600 being made redundant on Curtis Island each month
BY December there will only be a few thousand workers left on Curtis Island.
Building the three LNG plants brought more than 26,000 workers into Gladstone since 2011.
But by mid-2016 construction will be over, and by December next year Bechtel will have left the city.
They've already started demolishing the camps and are looking to offload a huge volume of equipment and machinery, including up to $9 million worth of vehicles.
Right now there are just over 10,000 employees left and 600 people are being made redundant each month.
Bechtel's general manager Kevin Berg has 38 years' experience working on 25 huge construction projects - although nothing on the scale of the three LNG Plants.
His company built stage one and two of the Boyne Smelter during the early 1980s.
Mr Berg said the same atmosphere of uncertainty surrounding the wrap up of that project, which employed about 3000 people, was similar to the feeling in Gladstone right now.

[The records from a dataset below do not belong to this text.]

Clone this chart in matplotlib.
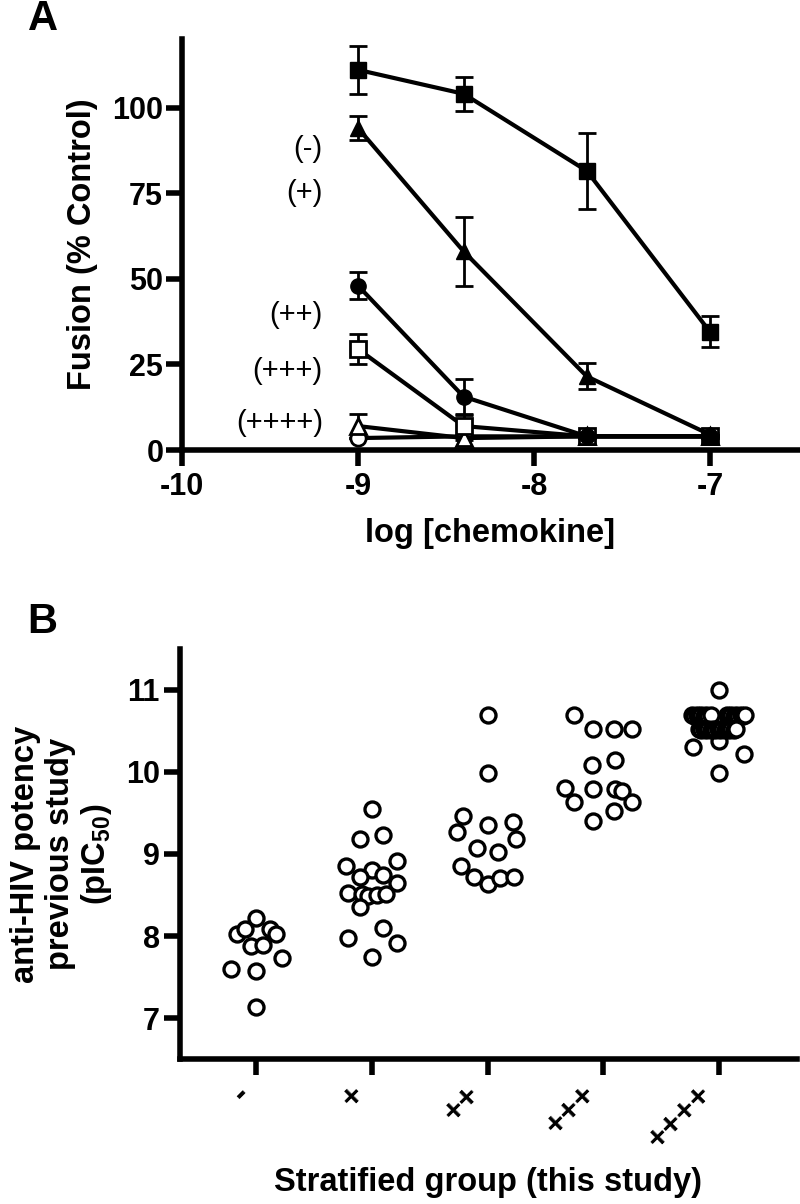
import matplotlib
matplotlib.use("Agg")
import matplotlib.pyplot as plt
import numpy as np

plt.rcParams['font.family'] = ['Liberation Sans', 'DejaVu Sans']
plt.rcParams['font.weight'] = 'bold'
plt.rcParams['axes.unicode_minus'] = False
plt.rcParams['mathtext.fontset'] = 'custom'
plt.rcParams['mathtext.rm'] = 'Liberation Sans:bold'
plt.rcParams['mathtext.default'] = 'rm'

# ---- Panel A data: fusion (% control) vs log [chemokine]
log_conc = [-9, -8.4, -7.7, -7]
fus_sq = [111, 104, 81.5, 34.5]
err_sq = [7, 5, 11, 4.5]
fus_tri = [94, 58, 21.5, 4.5]
err_tri = [3.5, 10, 3.8, 0.5]
fus_circ = [48, 15.6, 4, 4]
err_circ = [4, 5, 0.5, 0.5]
fus_osq = [29.5, 7, 4, 4]
err_osq = [4.5, 3.2, 0.5, 0.5]
fus_otri = [7, 3.5, 4, 4]
err_otri = [3.5, 0.5, 0.5, 0.5]
fus_ocirc = [3.5, 4, 4, 4]
err_ocirc = [0, 0, 0, 0]

grade_labels = ['(-)', '(+)', '(++)', '(+++)', '(++++)']
grade_label_y = [88, 75, 39.5, 23, 8]

# ---- Panel B data: pIC50 per stratified group (value, horizontal spread)
groups = ['-', '+', '++', '+++', '++++']
vals1 = [8.22, 8.03, 8.08, 8.08, 8.03, 7.88, 7.89, 7.73, 7.60, 7.57, 7.13]
offs1 = [0, -0.17, -0.10, 0.12, 0.17, -0.05, 0.06, 0.22, -0.22, 0, 0]
vals2 = [9.55, 9.18, 9.23, 8.85, 8.91, 8.81, 8.72, 8.75, 8.65, 8.52, 8.51, 8.49,
         8.50, 8.51, 8.35, 8.10, 7.98, 7.92, 7.74]
offs2 = [0, -0.10, 0.10, -0.22, 0.22, 0, -0.10, 0.10, 0.22, -0.21, -0.09, -0.03,
         0.04, 0.12, -0.10, 0.10, -0.21, 0.22, 0]
vals3 = [10.69, 9.99, 9.46, 9.27, 9.35, 9.39, 9.18, 9.07, 9.02, 8.85, 8.72, 8.64, 8.71, 8.72]
offs3 = [0, 0, -0.21, -0.26, 0, 0.22, 0.25, -0.09, 0.09, -0.23, -0.12, 0, 0.11, 0.23]
vals4 = [10.69, 10.52, 10.52, 10.52, 10.09, 10.15, 9.81, 9.79, 9.79, 9.77, 9.63, 9.63, 9.52, 9.40]
offs4 = [-0.25, -0.09, 0.09, 0.25, -0.10, 0.10, -0.33, -0.09, 0.10, 0.16, 0.25, -0.25, 0.09, -0.09]
vals5 = [11.0, 10.38, 10.30, 10.22, 9.99,
         10.70, 10.68, 10.70, 10.68, 10.70, 10.68, 10.70, 10.68, 10.70,
         10.70, 10.68, 10.70, 10.68, 10.70, 10.68, 10.70, 10.68, 10.70,
         10.53, 10.51, 10.53, 10.51, 10.53, 10.51, 10.53, 10.51, 10.53,
         10.51, 10.53, 10.51, 10.53, 10.51, 10.53, 10.51, 10.53]
offs5 = [0, 0, -0.22, 0.22, 0,
         -0.23, -0.21, -0.19, -0.17, -0.15, -0.13, -0.11, -0.09, -0.07,
         0.07, 0.09, 0.11, 0.13, 0.15, 0.17, 0.19, 0.21, 0.23,
         -0.17, -0.15, -0.13, -0.11, -0.09, -0.07, -0.05, -0.03, -0.01,
         0.01, 0.03, 0.05, 0.07, 0.09, 0.11, 0.13, 0.15]
group_vals = [vals1, vals2, vals3, vals4, vals5]
group_offs = [offs1, offs2, offs3, offs4, offs5]

fig = plt.figure(figsize=(8, 12.04), dpi=100)
axA = fig.add_axes([0.2275, 0.6262, 0.77, 0.3414])
axB = fig.add_axes([0.225, 0.1204, 0.771, 0.3406])

for ax in (axA, axB):
    for s in ('top', 'right'):
        ax.spines[s].set_visible(False)
    for s in ('left', 'bottom'):
        ax.spines[s].set_linewidth(4)
    ax.tick_params(width=4, length=11.5, labelsize=22)

# Panel A - open symbols first, filled on top (as in the original)
line_kw = dict(color='black', lw=3, elinewidth=2, capsize=6.5, capthick=2, ms=11, clip_on=False)
axA.errorbar(log_conc, fus_ocirc, yerr=err_ocirc, marker='o', mfc='white', mec='black', mew=2, **line_kw)
axA.errorbar(log_conc, fus_otri, yerr=err_otri, marker='^', mfc='white', mec='black', mew=2, **line_kw)
axA.errorbar(log_conc, fus_osq, yerr=err_osq, marker='s', mfc='white', mec='black', mew=2, **line_kw)
axA.errorbar(log_conc, fus_sq, yerr=err_sq, marker='s', mfc='black', mec='black', **line_kw)
axA.errorbar(log_conc, fus_tri, yerr=err_tri, marker='^', mfc='black', mec='black', **line_kw)
axA.errorbar(log_conc, fus_circ, yerr=err_circ, marker='o', mfc='black', mec='black', **line_kw)

for lab, yy in zip(grade_labels, grade_label_y):
    axA.text(-9.2, yy, lab, ha='right', va='center', fontsize=21, fontweight='normal')

axA.set_xlim(-10, -6.5)
axA.set_ylim(0, 120)
axA.set_xticks([-10, -9, -8, -7])
axA.set_yticks([0, 25, 50, 75, 100])
axA.tick_params(axis='y', pad=2)
axA.tick_params(axis='x', pad=4)
axA.text(-0.161, 0.5, 'Fusion (% Control)', transform=axA.transAxes, rotation=90,
         ha='center', va='center', fontsize=23.5)
axA.text(0.5, -0.202, 'log [chemokine]', transform=axA.transAxes,
         ha='center', va='center', fontsize=23.5)

# Panel B
for i, (vals, offs) in enumerate(zip(group_vals, group_offs)):
    xs = i + np.array(offs)
    axB.plot(xs, vals, ls='none', marker='o', ms=10.8, mfc='white', mec='black', mew=2.4)

axB.set_xlim(-0.66, 4.675)
axB.set_ylim(6.5, 11.5)
axB.set_yticks([7, 8, 9, 10, 11])
axB.set_xticks(range(len(groups)))
axB.set_xticklabels(groups, rotation=45, ha='right', va='top', fontsize=24)
axB.tick_params(axis='y', pad=3)
axB.tick_params(axis='x', pad=3)
axB.text(-0.191, 0.5, 'anti-HIV potency\nprevious study\n(pIC$_{50}$)', transform=axB.transAxes,
         rotation=90, ha='center', va='center', fontsize=23.5, linespacing=1.15)
axB.text(0.5, -0.302, 'Stratified group (this study)', transform=axB.transAxes,
         ha='center', va='center', fontsize=23.5)

fig.text(0.054, 0.984, 'A', ha='center', va='center', fontsize=30, fontweight='bold')
fig.text(0.0525, 0.4834, 'B', ha='center', va='center', fontsize=30, fontweight='bold')

fig.savefig('out.png', dpi=100)
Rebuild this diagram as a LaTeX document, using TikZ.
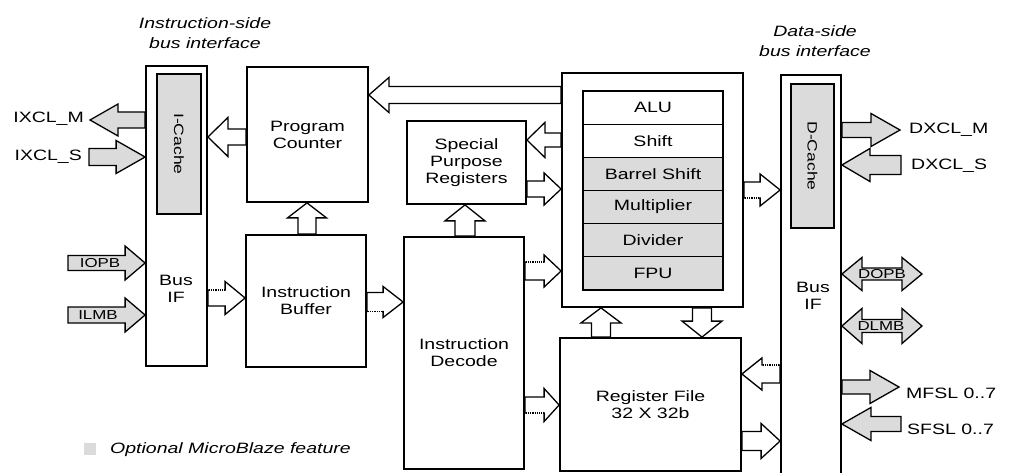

"There was certainly a high expectation of the impact that would have on the community," Mr Berg said.
"But we found that it didn't meet the community's expectations. Yes, it was difficult for some people at first, but generally everything just returned to normal.
"We're hoping for the same outcome here."
Already 80% of the workers who came to Gladstone to work on the LNG projects have returned to their homes.
Others have taken positions on Bechtel's other LNG project in Western Australia, or headed up to Darwin where construction company Ichthys is building another processing plant.
Bechtel still has leases on 239 homes in Gladstone, but not all of those will be released onto the market at the same time.
As well as meeting with real estate agents regularly, the company says it also monitors social media to see if they are flooding the market and having a negative impact on local businesses.
Mr Berg is personally expecting the metals and mining industries to take on some of the employees coming off the gas projects.
"Historically when oil prices are low the metals and mines industry comes up, so I would hope we will see that happen again now," he said.
Mr Berg was a guest speaker at Gladstone Area Promotion and Development Ltd's networking lunch in Gladstone on Thursday.